Julia and I then wandered across the hall to meet with the Education & Training Officer, another of the senior officers I advised. Afghans love certificates, so I presented another appreciation plaque with American and Afghan flags and a certificate. We sat together on the couch, talking about how pleased he's been to share these past few months, just as we are here, talking about similarities between officers in our militaries.

And to end this spectacular day, we visited the G1 officer. This senior officer is the reason I was officially sent to Afghanistan in the first place. He and I share a background in human resources, and I've spent the past five months explaining Western personnel policies to him, while he's shared his experiences in the many militaries of Afghanistan to me. We've shared incredible conversations, he has grown to respect working with women in ways I wish other male Afghan officers would emulate, and he said the most wonderful thing to me as I left. He said that he thinks of me not just as his advisor, but also as his daughter. He bought me te most interesting Afghan costume jewelry, and insisted I model it for him.

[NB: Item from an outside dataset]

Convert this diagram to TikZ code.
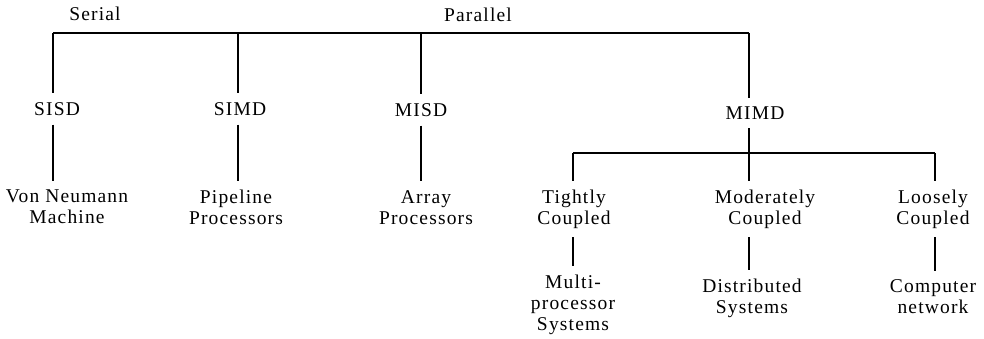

How do we measure success in Afghanistan? We measure it through hugs like this one, from a woman who wore her uniform yesterday for the first time ever. We measure it one person at a time. One heart. One mind. And we hope that those hearts and minds we've won will help turn the tide in Afghanistan. And in my time here, I hope that I've inspired a few Afghans (especially the women) to do just that...reach out and pay it forward by changing one point of view.

I'll miss the people in Afghanistan. I'll miss Catalina Wine Mixer. And I'll miss the beautiful traditions...the hand shake and three kisses, the chai, and my new found affection for the most simple things in life. This opportunity was incredible, and I can only hope that those with whom I have worked have learned half as much from me as I have from them.